In a fragmented world, inundated with images, sound bites, and layers of reactions so deep that the source material is all but forgotten—where do we look? In an era of disenfranchisement, of an abundance of choice, of political upheaval—how do we see the whole? These questions hover beneath the surface of Georgia Gardner Gray’s exhibition “Chrysalis,” on view at Regen Projects until March 29. In the Los Angeles gallery, disparate scenes from Civil War reenactments and modern-day Amish life butt up against women undressing in fitting rooms, red tags peeking out of discarded clothing. All of which that surround, a large, spindly metallic structural frame in the middle of the room that was, for a period, a set for a play connects various vignettes of American life (the influencer, the devoutly religious, the artist, the comedian), all connected by the daily route of an Amazon delivery man.
“We are back in the thick of it,” says Gardner Gray, when I ask her about her thoughts on the state of the world today. “Chrysalis” marks her first large-scale solo presentation in the U.S.—along with a string of performances staged within the exhibition (her fifth play to date)—and after opening day, the New York-based artist is taking a much needed break with her soon-to-be husband in Majorca, off the coast of Spain. “In some way, the only way to deal with these situations is to look back and address the past because,” she continues. “What else do we have? We can't predict the future.”

Artists might not be able to predict tomorrow, but they can offer alternate ways of looking. We can't predict the future but we should try. And how else but by examining our relationship with the past: how we emerge from it, how we repeat it. “There's always going to be an image that's being reinterpreted or rethought or remade,” says Gardner Gray. “We've done so much to demystify originality, but then still we are so almost Puritanical about it at the same time.”
In The Amish, 2025, a woman rakes potatoes—the only clue that places her in the 21st century are her dirty sneakers. Elsewhere, another group of women dressed up like Scarlett O’Hara are given away by their red Solo cups in Belles, 2025. And Watchers, 2025, depicts two spectators (one in Converse) sitting on a picnic blanket with a plate of chips against the backdrop of a Civil War reenactment—a fake body dressed in a confederate uniform hangs from a noose on the tree behind them. In each scene, Gardner Gray’s subjects appear awash in golden light or bathed in a blue haze; context is obfuscated by unexpected bright secondary colors and drawn back in by little details.

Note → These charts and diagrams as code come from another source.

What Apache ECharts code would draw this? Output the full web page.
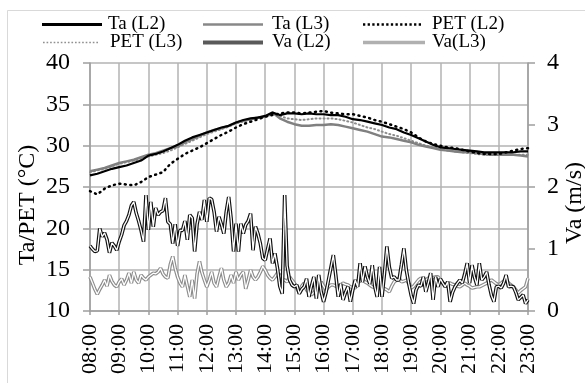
<!DOCTYPE html>
<html><head><meta charset="utf-8">
<script src="https://cdn.jsdelivr.net/npm/echarts@6/dist/echarts.min.js"></script>
<style>html,body{margin:0;padding:0;background:#fff}#c{width:585px;height:383px}</style>
</head><body><div id="c"></div>
<script>
// x tick labels (hours)
const hourTicks = ["08:00","09:00","10:00","11:00","12:00","13:00","14:00","15:00","16:00","17:00","18:00","19:00","20:00","21:00","22:00","23:00"];
// Ta / PET, every 15 min from 08:00 to 23:00 (°C)
const taL2 = [26.4,26.6,26.9,27.2,27.4,27.6,27.9,28.2,28.8,29.0,29.3,29.7,30.1,30.6,31.0,31.3,31.6,31.9,32.2,32.4,32.8,33.1,33.3,33.4,33.6,34.0,33.7,33.9,33.9,33.8,33.9,33.8,33.8,33.7,33.7,33.5,33.2,33.1,32.9,32.7,32.5,32.2,32.0,31.6,31.3,30.9,30.5,30.1,29.8,29.7,29.6,29.5,29.4,29.3,29.2,29.2,29.2,29.2,29.2,29.3,29.3];
const taL3 = [26.9,27.1,27.3,27.6,27.9,28.1,28.3,28.6,28.9,29.1,29.4,29.7,29.9,30.4,30.8,31.2,31.6,31.9,32.1,32.4,32.8,33.0,33.2,33.4,33.5,34.0,33.3,32.9,32.6,32.4,32.4,32.5,32.5,32.6,32.5,32.3,32.1,31.9,31.7,31.4,31.1,31.0,30.8,30.6,30.4,30.1,29.9,29.7,29.5,29.4,29.3,29.2,29.2,29.1,29.0,28.9,28.9,28.9,28.9,28.8,28.7];
const petL2 = [24.5,24.1,24.8,25.2,25.4,25.3,25.2,25.6,26.2,26.5,26.8,27.8,28.4,29.0,29.4,29.8,30.3,30.8,31.3,31.7,32.2,32.6,32.9,33.2,33.5,33.7,33.9,34.0,34.0,33.9,34.0,34.1,34.2,34.0,33.9,33.8,33.8,33.6,33.4,33.1,32.9,32.6,32.3,32.0,31.6,31.0,30.5,30.2,30.0,29.8,29.7,29.5,29.3,29.1,29.0,29.0,29.0,29.2,29.4,29.6,29.7];
const petL3 = [26.8,27.0,27.2,27.5,27.8,28.0,28.2,28.4,28.7,28.9,29.1,29.4,29.8,30.2,30.6,31.0,31.4,31.7,32.0,32.3,32.7,32.9,33.2,33.4,33.5,33.8,33.6,33.3,33.2,33.1,33.2,33.3,33.3,33.3,33.2,33.0,32.8,32.5,32.2,32.0,31.7,31.4,31.2,30.9,30.6,30.3,30.0,29.8,29.6,29.4,29.3,29.2,29.1,29.0,28.9,28.9,28.9,28.9,28.9,28.9,28.9];
// Va, every 5 min from 08:00 to 23:00 (m/s)
const vaL2 = [1.05,1.00,0.96,0.97,1.33,1.20,1.26,1.15,0.94,1.10,1.05,0.98,1.12,1.23,1.38,1.45,1.55,1.70,1.76,1.58,1.45,1.30,1.12,1.87,1.31,1.76,1.36,1.66,1.55,1.60,1.62,1.82,1.44,1.40,1.09,1.40,1.05,1.30,1.30,1.45,1.15,1.55,1.50,0.96,1.40,1.60,1.47,1.79,1.44,1.82,1.80,1.60,1.28,1.52,1.40,1.25,1.60,1.84,1.49,0.96,1.41,0.96,1.41,1.25,1.39,1.45,1.57,0.98,1.36,1.25,1.09,0.85,0.82,1.00,1.17,0.77,0.93,0.70,0.40,0.28,1.87,0.73,0.50,0.42,0.39,0.42,0.28,0.35,0.39,0.52,0.23,0.40,0.55,0.20,0.58,0.31,0.15,0.30,0.50,0.70,0.90,0.58,0.23,0.44,0.18,0.30,0.39,0.15,0.34,0.50,0.39,0.77,0.47,0.72,0.55,0.44,0.74,0.40,0.23,0.71,0.23,0.60,1.04,0.71,0.53,0.55,0.50,0.50,0.75,1.01,0.66,0.44,0.25,0.12,0.34,0.42,0.40,0.55,0.31,0.45,0.61,0.18,0.55,0.39,0.52,0.45,0.39,0.47,0.15,0.30,0.39,0.45,0.50,0.45,0.60,0.77,0.45,0.74,0.55,0.42,0.77,0.50,0.55,0.63,0.42,0.25,0.15,0.39,0.40,0.37,0.45,0.58,0.39,0.40,0.39,0.30,0.18,0.22,0.26,0.12,0.18];
const vaL3 = [0.55,0.45,0.35,0.27,0.35,0.42,0.50,0.40,0.58,0.48,0.42,0.39,0.47,0.52,0.42,0.50,0.61,0.45,0.63,0.50,0.45,0.58,0.53,0.50,0.55,0.58,0.61,0.60,0.63,0.69,0.60,0.55,0.53,0.75,0.88,0.69,0.55,0.45,0.39,0.58,0.40,0.23,0.50,0.20,0.60,0.80,0.62,0.50,0.39,0.50,0.63,0.45,0.39,0.55,0.69,0.50,0.39,0.45,0.58,0.45,0.63,0.50,0.58,0.63,0.36,0.50,0.66,0.55,0.50,0.55,0.63,0.72,0.66,0.58,0.53,0.50,0.55,0.61,0.58,0.50,0.50,0.47,0.55,0.50,0.45,0.36,0.31,0.40,0.45,0.34,0.30,0.26,0.30,0.34,0.39,0.47,0.40,0.34,0.39,0.42,0.42,0.40,0.39,0.42,0.45,0.43,0.42,0.39,0.38,0.37,0.47,0.48,0.50,0.47,0.45,0.42,0.39,0.38,0.37,0.38,0.39,0.36,0.34,0.31,0.40,0.47,0.50,0.53,0.47,0.48,0.50,0.45,0.37,0.40,0.45,0.50,0.53,0.50,0.50,0.53,0.53,0.54,0.55,0.55,0.50,0.45,0.42,0.45,0.45,0.43,0.42,0.40,0.39,0.42,0.45,0.42,0.40,0.37,0.38,0.39,0.39,0.41,0.43,0.45,0.48,0.50,0.47,0.44,0.42,0.45,0.48,0.50,0.45,0.42,0.39,0.34,0.29,0.33,0.36,0.39,0.53];

const pairs = (arr, stepMin) => arr.map((v, i) => [8 + i * stepMin / 60, v]);
const FONT = "'Liberation Serif', 'Times New Roman', serif";
const GRID = '#b3b3b3', AXIS = '#9e9e9e';

// legend icon shapes
function barIcon(w, h) { return 'path://M0,0H' + w + 'V' + h + 'H0Z'; }
function dotIcon(w, d, step) {
  let p = 'path://';
  for (let x = 0; x + d <= w + 0.01; x += step) p += 'M' + x.toFixed(2) + ',0h' + d + 'v' + d + 'h-' + d + 'Z';
  return p;
}

function leg(name, left, top, w, icon, color, textPad) {
  return {
    left: left, top: top, itemWidth: w, itemHeight: 14, padding: 0, selectedMode: false,
    itemStyle: {color: color, borderWidth: 0, borderColor: 'transparent'},
    data: [{name: name, icon: icon}],
    textStyle: {fontFamily: FONT, fontSize: 19, fontWeight: 'normal', color: '#000',
      textBorderWidth: 0, padding: [0, 0, 0, textPad]}
  };
}

const chart = echarts.init(document.getElementById('c'), null, {renderer: 'canvas'});

const option = {
  animation: false,
  backgroundColor: '#fff',
  graphic: [{type: 'rect', shape: {x: 7.5, y: 10.5, width: 600, height: 400}, style: {fill: 'none', stroke: '#d9d9d9', lineWidth: 1}, silent: true}],
  legend: [
    leg('Ta (L2)', 42, 15, 60, barIcon(60, 3), '#000000', 1),
    leg('Ta (L3)', 203, 15, 60, barIcon(60, 2.6), '#888888', 4),
    leg('PET (L2)', 363, 15, 58, dotIcon(58, 2.2, 4.45), '#000000', 6),
    leg('PET (L3)', 43, 33, 55, dotIcon(55, 1.6, 3.45), '#909090', 7),
    leg('Va (L2)', 203, 33, 60, barIcon(60, 4), '#5a5a5a', 4),
    leg('Va(L3)', 363, 33, 62, barIcon(62, 3.4), '#b0b0b0', 2)
  ],
  grid: {left: 90, right: 57, top: 63, bottom: 72, containLabel: false, outerBoundsMode: 'none'},
  xAxis: {
    type: 'value', min: 8, max: 23, interval: 1,
    axisLine: {show: true, lineStyle: {color: AXIS, width: 1.5}},
    axisTick: {show: true, inside: false, length: 4, lineStyle: {color: AXIS, width: 1.5}},
    splitLine: {show: true, lineStyle: {color: GRID, width: 1.5}},
    axisLabel: {rotate: 90, margin: 13, fontFamily: FONT, fontSize: 22, color: '#000',
      formatter: v => hourTicks[Math.round(v - 8)] || ''}
  },
  yAxis: [
    {type: 'value', min: 10, max: 40, interval: 5, position: 'left',
      name: 'Ta/PET (°C)', nameLocation: 'middle', nameGap: 50, nameRotate: 90, nameMoveOverlap: false,
      nameTextStyle: {fontFamily: FONT, fontSize: 24, color: '#000', padding: [0, 36, 0, 0]},
      axisLine: {show: true, lineStyle: {color: AXIS, width: 1.5}},
      axisTick: {show: true, length: 7, lineStyle: {color: AXIS, width: 1.5}},
      splitLine: {show: true, lineStyle: {color: GRID, width: 1.5}},
      axisLabel: {margin: 20, fontFamily: FONT, fontSize: 24, color: '#000'}},
    {type: 'value', min: 0, max: 4, interval: 1, position: 'right',
      name: 'Va (m/s)', nameLocation: 'middle', nameGap: 35, nameRotate: 90, nameMoveOverlap: false,
      nameTextStyle: {fontFamily: FONT, fontSize: 24, color: '#000', padding: [0, 32, 0, 0]},
      axisLine: {show: true, lineStyle: {color: AXIS, width: 1.5}},
      axisTick: {show: true, length: 7, lineStyle: {color: AXIS, width: 1.5}},
      splitLine: {show: false},
      axisLabel: {margin: 19, fontFamily: FONT, fontSize: 24, color: '#000'}}
  ],
  series: [
    {name: 'Va(L3)', type: 'line', yAxisIndex: 1, data: pairs(vaL3, 5), showSymbol: false, symbol: 'none',
      itemStyle: {color: '#8c8c8c'}, lineStyle: {color: '#8c8c8c', width: 3.6}, z: 2},
    {name: 'va3core', type: 'line', yAxisIndex: 1, data: pairs(vaL3, 5), showSymbol: false, symbol: 'none',
      itemStyle: {color: '#fff'}, lineStyle: {color: '#ffffff', width: 1.3}, z: 2, silent: true},
    {name: 'Va (L2)', type: 'line', yAxisIndex: 1, data: pairs(vaL2, 5), showSymbol: false, symbol: 'none',
      itemStyle: {color: '#111'}, lineStyle: {color: '#111111', width: 3.6}, z: 3},
    {name: 'va2core', type: 'line', yAxisIndex: 1, data: pairs(vaL2, 5), showSymbol: false, symbol: 'none',
      itemStyle: {color: '#fff'}, lineStyle: {color: '#ffffff', width: 1.3}, z: 3, silent: true},
    {name: 'PET (L3)', type: 'line', data: pairs(petL3, 15), showSymbol: false, symbol: 'none',
      itemStyle: {color: '#8c8c8c'}, lineStyle: {color: '#8c8c8c', width: 2, type: [1, 3], cap: 'round'}, z: 4},
    {name: 'Ta (L3)', type: 'line', data: pairs(taL3, 15), showSymbol: false, symbol: 'none',
      itemStyle: {color: '#808080'}, lineStyle: {color: '#808080', width: 2.5}, z: 5},
    {name: 'Ta (L2)', type: 'line', data: pairs(taL2, 15), showSymbol: false, symbol: 'none',
      itemStyle: {color: '#000'}, lineStyle: {color: '#000000', width: 2.2}, z: 6},
    {name: 'PET (L2)', type: 'line', data: pairs(petL2, 15), showSymbol: false, symbol: 'none',
      itemStyle: {color: '#000'}, lineStyle: {color: '#000000', width: 2.5, type: [1, 4.5], cap: 'round'}, z: 7}
  ]
};
chart.setOption(option);
</script></body></html>
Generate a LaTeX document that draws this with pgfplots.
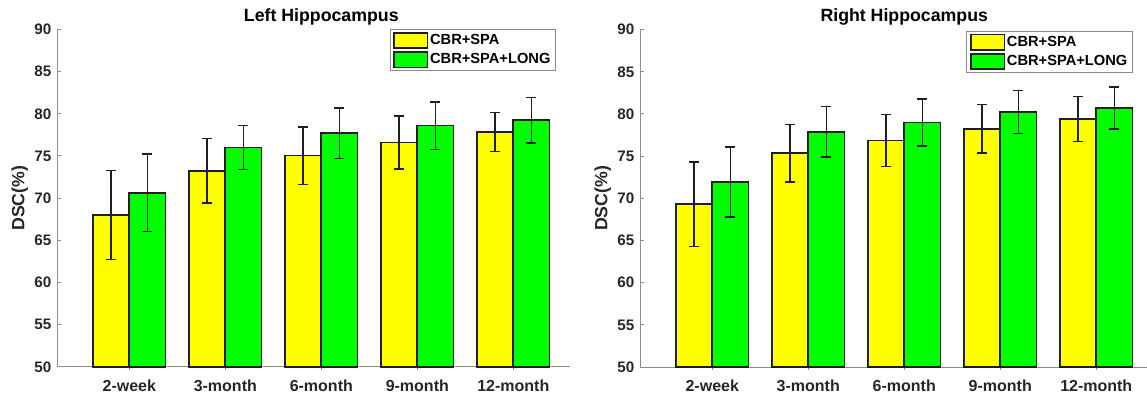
\documentclass[border=0pt]{standalone}
\usepackage{fontspec}
\setmainfont{Liberation Sans}
\usepackage{pgfplots}
\pgfplotsset{compat=1.18}
\definecolor{txt}{RGB}{38,38,38}
\definecolor{axgray}{RGB}{140,140,140}
\definecolor{edge}{RGB}{30,30,30}
\definecolor{myyellow}{RGB}{255,255,0}
\definecolor{mygreen}{RGB}{0,255,0}
\pgfplotsset{
  every axis title shift=0pt,
  hippo/.style={
    scale only axis,
    width=396pt, height=253.1pt,
    xmin=0.25, xmax=5.75,
    ymin=50, ymax=90,
    ytick={50,55,...,90},
    xtick={1,2,3,4,5},
    xticklabels={2-week,3-month,6-month,9-month,12-month},
    axis x line*=bottom, axis y line*=left,
    axis line style={axgray, line width=0.75pt},
    tick style={axgray, line width=0.75pt},
    tick align=inside,
    major tick length=2.5pt,
    /pgf/number format/assume math mode=true,
    tick label style={text=txt},
    yticklabel style={font=\bfseries\fontsize{11.4}{13}\selectfont, anchor=east, inner sep=0pt, xshift=-4.3pt},
    xticklabel style={font=\bfseries\fontsize{12}{14}\selectfont, anchor=base, inner sep=0pt, yshift=-15.9pt},
    title style={font=\bfseries\fontsize{13.3}{15}\selectfont, text=black, at={(0.5,1)}, anchor=base, yshift=5.8pt, inner sep=0pt},
    ylabel={DSC(\%)},
    ylabel style={font=\bfseries\fontsize{13.3}{15}\selectfont, text=txt, at={(axis description cs:-0.0712,0.5)}, anchor=center, inner sep=0pt},
    ybar, bar width=0.377,
    legend image code/.code={\draw[##1, line width=1.2pt] (0pt,-5.8pt) rectangle (25pt,5.8pt);},
    legend cell align=left,
    legend style={draw=axgray, line width=0.75pt, inner xsep=2.5pt, inner ysep=1.5pt,
      font=\bfseries\fontsize{11}{13}\selectfont, text=black,
      nodes={inner sep=1.3pt}, row sep=1.6pt},
    clip=false,
  },
  ybarY/.style={fill=myyellow, draw=edge, line width=1.3pt, bar shift=-0.1885,
    error bars/.cd, y dir=both, y explicit,
    error bar style={edge, line width=1.1pt},
    error mark options={rotate=90, mark size=3.75pt, edge, line width=1.1pt}},
  ybarG/.style={fill=mygreen, draw=edge, line width=1.3pt, bar shift=0.1885,
    error bars/.cd, y dir=both, y explicit,
    error bar style={edge, line width=1.1pt},
    error mark options={rotate=90, mark size=3.75pt, edge, line width=1.1pt}},
}
\begin{document}
\begin{tikzpicture}
\useasboundingbox (0,0) rectangle (860.25pt,295.5pt);
\clip (0,0) rectangle (860.25pt,295.5pt);
\begin{scope}
\clip (0,0) rectangle (427.5pt,295.5pt);
\begin{axis}[hippo, at={(42.98pt,20.33pt)}, anchor=south west,
  title={Left Hippocampus},
  legend style={at={(0.9445,1)}, anchor=north east}]
\addplot[ybarY] coordinates {
  (1,68.00) +- (0,5.25)
  (2,73.25) +- (0,3.85)
  (3,75.05) +- (0,3.40)
  (4,76.60) +- (0,3.15)
  (5,77.85) +- (0,2.30)
};
\addplot[ybarG] coordinates {
  (1,70.65) +- (0,4.60)
  (2,76.00) +- (0,2.60)
  (3,77.70) +- (0,3.00)
  (4,78.60) +- (0,2.80)
  (5,79.25) +- (0,2.70)
};
\legend{CBR+SPA,CBR+SPA+LONG}
\end{axis}
\end{scope}
\begin{axis}[hippo, at={(480.2pt,20.2pt)}, anchor=south west,
  title={Right Hippocampus},
  legend style={at={(0.933,0.995)}, anchor=north east}]
\addplot[ybarY] coordinates {
  (1,69.30) +- (0,5.00)
  (2,75.35) +- (0,3.40)
  (3,76.85) +- (0,3.10)
  (4,78.25) +- (0,2.85)
  (5,79.40) +- (0,2.65)
};
\addplot[ybarG] coordinates {
  (1,71.95) +- (0,4.15)
  (2,77.90) +- (0,3.00)
  (3,79.00) +- (0,2.80)
  (4,80.25) +- (0,2.55)
  (5,80.70) +- (0,2.50)
};
\legend{CBR+SPA,CBR+SPA+LONG}
\end{axis}
\end{tikzpicture}
\end{document}
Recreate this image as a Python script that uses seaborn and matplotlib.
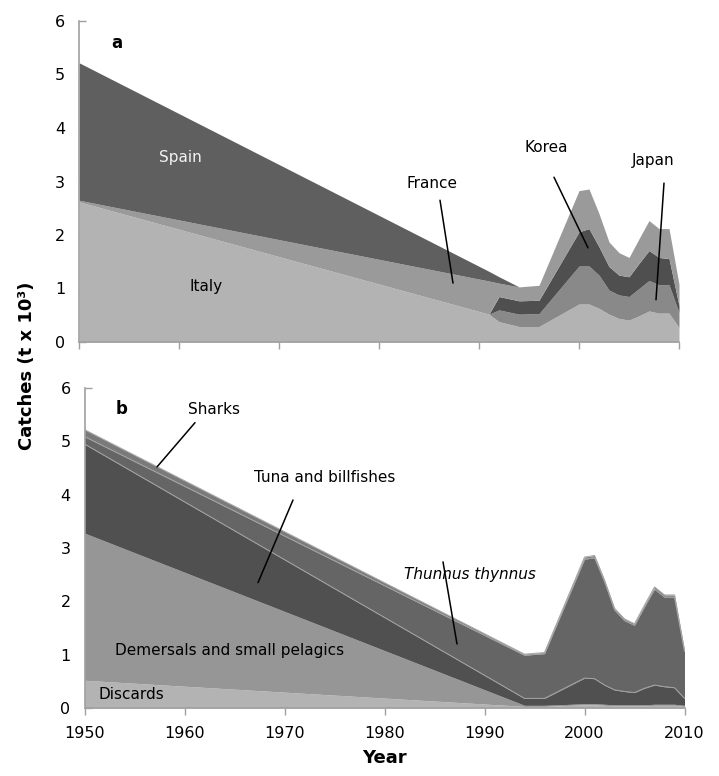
import numpy as np
import matplotlib
matplotlib.use("Agg")
import matplotlib.pyplot as plt
import seaborn as sns

sns.set_theme(style="white")
plt.rcParams['font.family'] = ['DejaVu Sans']
plt.rcParams['text.color'] = 'black'
plt.rcParams['axes.labelcolor'] = 'black'

# panel a: catches by country (t x 10^3)
years_a = [1950, 1991, 1992, 1994, 1996, 2000, 2001, 2002, 2003, 2004, 2005, 2006, 2007, 2008, 2009, 2010]
italy  = [2.62, 0.52, 0.38, 0.29, 0.29, 0.71, 0.71, 0.63, 0.52, 0.44, 0.41, 0.49, 0.58, 0.54, 0.54, 0.27]
japan  = [0.00, 0.00, 0.22, 0.23, 0.24, 0.71, 0.71, 0.62, 0.45, 0.44, 0.44, 0.51, 0.57, 0.53, 0.53, 0.28]
korea  = [0.00, 0.00, 0.25, 0.25, 0.25, 0.64, 0.70, 0.53, 0.44, 0.37, 0.37, 0.47, 0.56, 0.51, 0.49, 0.13]
france = [0.03, 0.62, 0.25, 0.26, 0.28, 0.77, 0.74, 0.62, 0.46, 0.42, 0.36, 0.46, 0.56, 0.54, 0.56, 0.40]
spain  = [2.57, 0.18, 0.12, 0.00, 0.00, 0.00, 0.00, 0.00, 0.00, 0.00, 0.00, 0.00, 0.00, 0.00, 0.00, 0.00]

# panel b: catches by taxon
years_b = [1950, 1994, 1996, 2000, 2001, 2002, 2003, 2004, 2005, 2006, 2007, 2008, 2009, 2010]
discards  = [0.52, 0.03, 0.03, 0.06, 0.06, 0.05, 0.04, 0.04, 0.04, 0.04, 0.05, 0.05, 0.05, 0.03]
demersals = [2.76, 0.02, 0.02, 0.02, 0.02, 0.02, 0.02, 0.02, 0.02, 0.02, 0.02, 0.02, 0.02, 0.02]
tuna      = [1.67, 0.13, 0.13, 0.48, 0.47, 0.36, 0.28, 0.25, 0.23, 0.31, 0.36, 0.33, 0.31, 0.13]
thunnus   = [0.14, 0.81, 0.84, 2.23, 2.27, 1.94, 1.50, 1.33, 1.26, 1.53, 1.80, 1.68, 1.70, 0.88]
sharks    = [0.13, 0.02, 0.02, 0.04, 0.04, 0.03, 0.03, 0.03, 0.03, 0.03, 0.04, 0.04, 0.04, 0.02]

fig = plt.figure(figsize=(7.19, 7.76), dpi=100)
ax1 = fig.add_axes([79/719, 1 - 342/776, 600/719, 321/776])
ax2 = fig.add_axes([84.5/719, 1 - 708/776, 600/719, 320/776])

ax1.stackplot(years_a, italy, japan, korea, france, spain,
              colors=['#b3b3b3', '#898989', '#4f4f4f', '#9a9a9a', '#5f5f5f'], lw=0)

ax2.stackplot(years_b, discards, demersals, tuna, thunnus, sharks,
              colors=['#b3b3b3', '#969696', '#505050', '#656565', '#7a7a7a'], lw=0)
cum = np.cumsum([discards, demersals, tuna, thunnus, sharks], axis=0)
for row in (cum[2], cum[3], cum[4]):
    ax2.plot(years_b, row, color='#a5a5a5', lw=0.7)

for ax in (ax1, ax2):
    ax.set_xlim(1950, 2010)
    ax.set_ylim(0, 6)
    ax.set_xticks(range(1950, 2011, 10))
    ax.set_yticks(range(0, 7))
    sns.despine(ax=ax)
    for s in ('left', 'bottom'):
        ax.spines[s].set_color('#a0a0a0')
        ax.spines[s].set_linewidth(1.2)
    ax.tick_params(axis='x', direction='out', length=5, color='#a0a0a0', width=1,
                   labelsize=11.5, pad=8, bottom=True, labelcolor='black')
    ax.tick_params(axis='y', direction='in', length=5, color='#a0a0a0', width=1,
                   labelsize=11.5, pad=10, left=True, labelcolor='black')
    ax.grid(False)
ax1.set_xticklabels([])

lw = 1.1
# panel a labels
ax1.text(1953.8, 5.59, 'a', fontsize=12, fontweight='bold', ha='center', va='center')
ax1.text(1960.1, 3.44, 'Spain', fontsize=11, color='#f2f2f2', ha='center', va='center')
ax1.text(1962.7, 1.03, 'Italy', fontsize=11, ha='center', va='center')
ax1.text(1985.3, 2.97, 'France', fontsize=11, ha='center', va='center')
ax1.plot([1986.1, 1987.4], [2.65, 1.10], color='black', lw=lw)
ax1.text(1996.7, 3.63, 'Korea', fontsize=11, ha='center', va='center')
ax1.plot([1997.5, 2000.9], [3.08, 1.76], color='black', lw=lw)
ax1.text(2007.4, 3.40, 'Japan', fontsize=11, ha='center', va='center')
ax1.plot([2008.5, 2007.7], [2.97, 0.79], color='black', lw=lw)

# panel b labels
ax2.text(1953.75, 5.61, 'b', fontsize=12, fontweight='bold', ha='center', va='center')
ax2.text(1962.95, 5.59, 'Sharks', fontsize=11, ha='center', va='center')
ax2.plot([1961.05, 1957.25], [5.35, 4.52], color='black', lw=lw)
ax2.text(1974.05, 4.32, 'Tuna and billfishes', fontsize=11, ha='center', va='center')
ax2.plot([1970.85, 1967.35], [3.90, 2.35], color='black', lw=lw)
ax2.text(1988.55, 2.51, 'Thunnus thynnus', fontsize=11, style='italic', ha='center', va='center')
ax2.plot([1985.85, 1987.25], [2.74, 1.20], color='black', lw=lw)
ax2.text(1964.55, 1.07, 'Demersals and small pelagics', fontsize=11, ha='center', va='center')
ax2.text(1954.65, 0.26, 'Discards', fontsize=11, ha='center', va='center')

ax2.set_xlabel('Year', fontsize=13, fontweight='bold', labelpad=6)
fig.text(27/719, 1 - 366/776, 'Catches (t x 10³)', rotation=90, fontsize=13,
         fontweight='bold', ha='center', va='center')

fig.savefig('out.png', dpi=100)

Gardner Gray’s paintings capture the dissonance of today with little regard to the historical imperative to paint modernity in its entirety. “There’s a spectacle just in going against that choice,” she says. Rather than zoom out and look at the whole, the painter opts to focus on alienated individuals and groups on the fringe: religious idealists and those who reenact the past. “You are literally traveling in time when you paint, and everything is allowed."
Time travel is not only the desire of the painter, but one that is shared by society writ large. “At this point, we're all living in some kind of nostalgia. It's a really weird period, where everyone wants to pretend they're not living in the now," Gardner Gray agrees. "Art always wants to be avant-garde, and there's something even in that notion that starts to feel nostalgic."

The artist turns to what is around her, including growing up next to an Amish farmers’ market on Roosevelt Island. The interiors of women trying on clothes mirror the types she sees on the street: “There’s this New York woman, who's probably single, maybe in her 40s. She's comfortable but there's sadness there, too,” she explains of Midtown (Large), 2025, in which a silhouetted woman in workout clothes looks out into the night from the window of her high-rise apartment. “Then the changing rooms are younger women who are still striving. They're buying clothes off the sale rack, and they're trying things on.” Those feel less melancholy for the artist. “They're in this moment of transformation.” These scenes like Changing Room 1 and Changing Room 3, both 2025, offer liminal space, semi-public and semi-private, where identity can be tried on for size and aesthetic details belie corporate motives. And the historical reenactments? An answer to the epic historical battles scenes by Francisco Goya and Édouard Manet.
Modernity is stuck in a feedback loop that has tangled in numerous directions. “Where do we go from here?” I ask. “I think that linear way forward is over,” she replies. “We've lost a consensus. There are all these little pockets of things going on, and they all are valid.”

The choice of where we direct our attention is the only agency we still have—but even then, our choices are mediated by factors that we can't quite understand, like algorithms that are too depressing to wrap our minds around. “To get a clear picture is really impossible,” says Gardner Gray.
The painter outlines a new type of present. “You have all these things co-existing, and there’s no general agreement upon what's even happening. We have to confront this,” she offers, pausing, “I think it's a really hard position in which to make art but then it's also really exciting at the same time because it's unprecedented—we're living through some major historical moment that our tools are not crafted for.”
“Georgia Gardner Gray: Chrysalis” is on view through March 29, 2025 at Regen Projects at 6750 Santa Monica Blvd, Los Angeles, CA 90038.